El mismo tono es el de otro español residente en Alemania, en este caso en Leipzig, que firma con seudónimo Burrhus un artículo en la revista digital Desde el Exilio, motivado esta vez por el polémico anuncio de Campofrío de las Navidades pasadas, muy criticado porel patrioterismo buenrollista con el que Chus Lampreave invitaba a sentir orgullo por el país. En ese artículo, Burrhus, que menciona su origen andaluz, expone a una retórica Lampreave sus motivos para renegar del país del que se fue. «¿Por qué no vuelvo a España? —se pregunta—. Pues porque estoy harto de los españoles. Y no me refiero a los tópicos de “hablar a voces” e “irse de bares”, sino a los verdaderos problemas del carácter español. Estoy harto de su sectarismo ideológico idiota. Estoy harto del compadreo/comprensión social hacia la corrupción, de que en España hayan salido más manifestantes a apoyar a José María del Nido que a apoyar a la juez Alaya mientras intenta esclarecer el caso de los ERE. Estoy harto de la envidia española. Estoy harto de que la generación anterior a la mía me mire como si fuese un vago y un inútil solo por no “haberme adaptado” al mundo económico, social, cultural y legislativo que ellos han creado y que les privilegia en muchos casos sin razones objetivas. Pero sobre todo y por encima de todo estoy harto de que gente que lleve tres años sin poder trabajar porque no hay trabajo, o que porque tienen más de 45 años y han sido despedidos, se les dé por laboralmente muertos en base a ridículos prejuicios, y estoy harto de que en España ni se perdone el fracaso ni se den segundas oportunidades. Yo no puedo vivir en España. No puedo vivir con esto. No compensa lo bueno que tenemos. No quiero volver».
La consecuencia natural de tales sentimientos de rechazo es obvia: abandonar a un país incapaz de evitar la pérdida de sus habitantes más brillantes y preparados, que se desentiende de su suerte y de la responsabilidad de contribuir a cambiar las cosas, prolongando así una crisis que, cuando deje de ser económica, seguirá siendo intelectual e incluso moral. «Hay que alentar a los jóvenes a salir del país, no sea que pretendan cambiarlo», dice un hombre trajeado sin cabeza en una viñeta de El Roto. En algunas ocasiones, se consigue plenamente esa desactivación de la voluntad de los jóvenes de contribuir a curar los males del país. Los términos que esos jóvenes emplean para expresar su desentendimiento son, a veces, tan duros como éstos, de un forero de Spaniards: «La sensación que tengo desde el extranjero es similar a cuando miro lo que dejo en mi WC antes de decirle adiós definitivamente. Lo que sucede en España ya no me afecta».

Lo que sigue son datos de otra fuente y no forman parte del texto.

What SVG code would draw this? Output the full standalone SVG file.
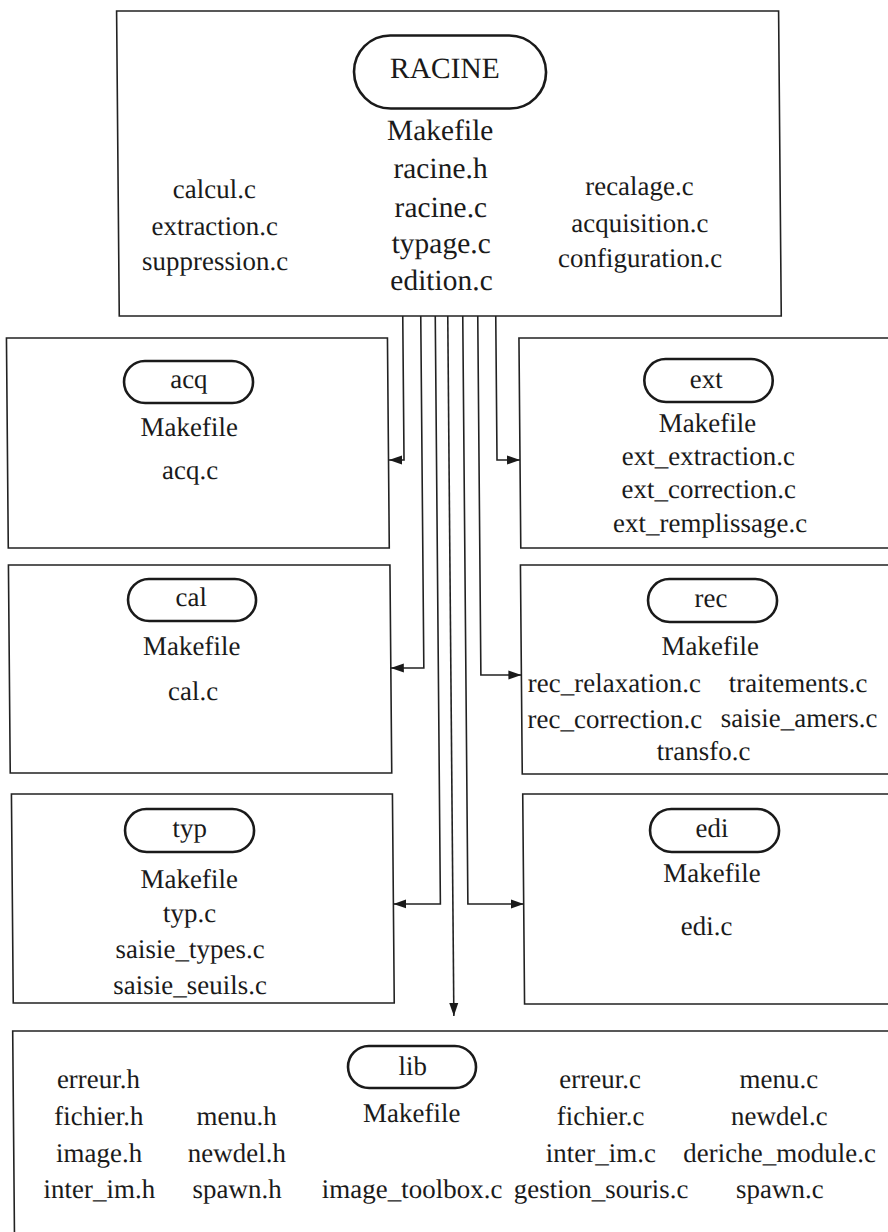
<svg xmlns="http://www.w3.org/2000/svg" width="888" height="1232" viewBox="0 0 888 1232">
<style>
.box{fill:none;stroke:#222;stroke-width:1.6}
.pill{fill:none;stroke:#1a1a1a;stroke-width:2.6}
.t{font-family:"Liberation Serif","Times New Roman",serif;font-size:27px;fill:#1a1a1a;text-anchor:middle}
.big{font-size:29.5px}
.c{fill:none;stroke:#222;stroke-width:1.6}
</style>
<defs>
<marker id="ah" markerUnits="userSpaceOnUse" markerWidth="14" markerHeight="10" refX="13" refY="5" orient="auto">
<path d="M0,0.5 L13,5 L0,9.5 Z" fill="#1a1a1a"/>
</marker>
</defs>
<rect width="888" height="1232" fill="#fff"/>
<g transform="skewX(0.5)">
<g id="racine">
<rect class="box" x="116.5" y="11" width="662" height="305"/>
<rect class="pill" x="353.4" y="35.5" width="192" height="73" rx="36.5"/>
<text class="t big" x="444.3" y="78">RACINE</text>
<text class="t big" x="439" y="140">Makefile</text>
<text class="t big" x="439" y="178">racine.h</text>
<text class="t big" x="439" y="217">racine.c</text>
<text class="t big" x="439" y="253">typage.c</text>
<text class="t big" x="439" y="290">edition.c</text>
<text class="t" x="212.7" y="198">calcul.c</text>
<text class="t" x="212.7" y="235">extraction.c</text>
<text class="t" x="212.7" y="270">suppression.c</text>
<text class="t" x="637.8" y="195">recalage.c</text>
<text class="t" x="637.8" y="232">acquisition.c</text>
<text class="t" x="637.8" y="267">configuration.c</text>
</g>
<g id="acq">
<rect class="box" x="3.5" y="338" width="381" height="210"/>
<rect class="pill" x="120.7" y="361" width="129" height="42" rx="21"/>
<text class="t" x="185.5" y="388">acq</text>
<text class="t" x="185.5" y="436">Makefile</text>
<text class="t" x="186" y="479">acq.c</text>
</g>
<g id="cal">
<rect class="box" x="3.5" y="565" width="381.5" height="208"/>
<rect class="pill" x="122.8" y="579" width="128" height="42" rx="21"/>
<text class="t" x="186" y="606">cal</text>
<text class="t" x="186" y="655">Makefile</text>
<text class="t" x="187" y="700">cal.c</text>
</g>
<g id="typ">
<rect class="box" x="4.5" y="794" width="381" height="209"/>
<rect class="pill" x="117.8" y="809" width="129" height="43" rx="21.5"/>
<text class="t" x="182.5" y="837">typ</text>
<text class="t" x="181.5" y="888">Makefile</text>
<text class="t" x="181.7" y="922">typ.c</text>
<text class="t" x="181.7" y="958">saisie_types.c</text>
<text class="t" x="181.4" y="994">saisie_seuils.c</text>
</g>
<g id="ext">
<rect class="box" x="516" y="338" width="400" height="210"/>
<rect class="pill" x="641" y="359" width="128.4" height="43" rx="21.5"/>
<text class="t" x="703" y="388">ext</text>
<text class="t" x="703.7" y="432">Makefile</text>
<text class="t" x="704.3" y="465">ext_extraction.c</text>
<text class="t" x="704.4" y="498">ext_correction.c</text>
<text class="t" x="705.4" y="532">ext_remplissage.c</text>
</g>
<g id="rec">
<rect class="box" x="515.5" y="565" width="400" height="209"/>
<rect class="pill" x="642.8" y="579" width="129" height="43" rx="21.5"/>
<text class="t" x="705.8" y="607">rec</text>
<text class="t" x="704.6" y="655">Makefile</text>
<text class="t" x="608.3" y="692">rec_relaxation.c</text>
<text class="t" x="792" y="692">traitements.c</text>
<text class="t" x="608.5" y="728">rec_correction.c</text>
<text class="t" x="792.7" y="727">saisie_amers.c</text>
<text class="t" x="697" y="760">transfo.c</text>
</g>
<g id="edi">
<rect class="box" x="515.8" y="794" width="400" height="210"/>
<rect class="pill" x="642.8" y="809" width="129" height="43" rx="21.5"/>
<text class="t" x="704.7" y="837">edi</text>
<text class="t" x="704.3" y="882">Makefile</text>
<text class="t" x="698.4" y="935">edi.c</text>
</g>
<g id="lib">
<rect class="box" x="3.7" y="1031" width="920" height="260"/>
<rect class="pill" x="338.7" y="1046" width="128" height="42" rx="21"/>
<text class="t" x="403.3" y="1075">lib</text>
<text class="t" x="402" y="1122">Makefile</text>
<text class="t" x="401.6" y="1198">image_toolbox.c</text>
<text class="t" x="89" y="1088">erreur.h</text>
<text class="t" x="89" y="1125">fichier.h</text>
<text class="t" x="89" y="1162">image.h</text>
<text class="t" x="89" y="1198">inter_im.h</text>
<text class="t" x="226.7" y="1125">menu.h</text>
<text class="t" x="226.7" y="1162">newdel.h</text>
<text class="t" x="226.7" y="1198">spawn.h</text>
<text class="t" x="590.7" y="1088">erreur.c</text>
<text class="t" x="590.7" y="1125">fichier.c</text>
<text class="t" x="590.7" y="1162">inter_im.c</text>
<text class="t" x="590.7" y="1198">gestion_souris.c</text>
<text class="t" x="769.5" y="1088">menu.c</text>
<text class="t" x="769.5" y="1125">newdel.c</text>
<text class="t" x="769.5" y="1162">deriche_module.c</text>
<text class="t" x="769.5" y="1198">spawn.c</text>
</g>
<g id="connectors">
<polyline class="c" points="400,316 400,460 385,460" marker-end="url(#ah)"/>
<polyline class="c" points="418,316 418,668 385,668" marker-end="url(#ah)"/>
<polyline class="c" points="432.5,316 432.5,904 385.5,904" marker-end="url(#ah)"/>
<polyline class="c" points="445,316 445,1016" marker-end="url(#ah)"/>
<polyline class="c" points="460,316 460,904 515.8,904" marker-end="url(#ah)"/>
<polyline class="c" points="475,316 475,675 515.5,675" marker-end="url(#ah)"/>
<polyline class="c" points="493,316 493,460 516,460" marker-end="url(#ah)"/>
</g>
</g>
</svg>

«Conozco a mucha gente —asegura Patricia Mora— que está tan indignada que, si ahora mismo le ofreciesen un trabajo en España, no volvería: dicen que si no los quisieron antes, que no les llamen después». En la misma línea, Javier García cuenta: «Yo ahora vivo en Londres, y mi vida, salvo mi familia y mis amigos, está aquí. Si me voy de aquí, no sería a España. España es mi familia, mis amigos y el pasado». Un tocayo suyo, Javier Francés, brama a su vez en un foro de españoles en Suiza: «Me vine a Suiza hace un año y me he buscado la vida bastante bien. Tengo curro, casa y he logrado traer a mi mujer y a los niños. Yo no vuelvo ni loco. Con todos mis respetos, que le den por el culo a España».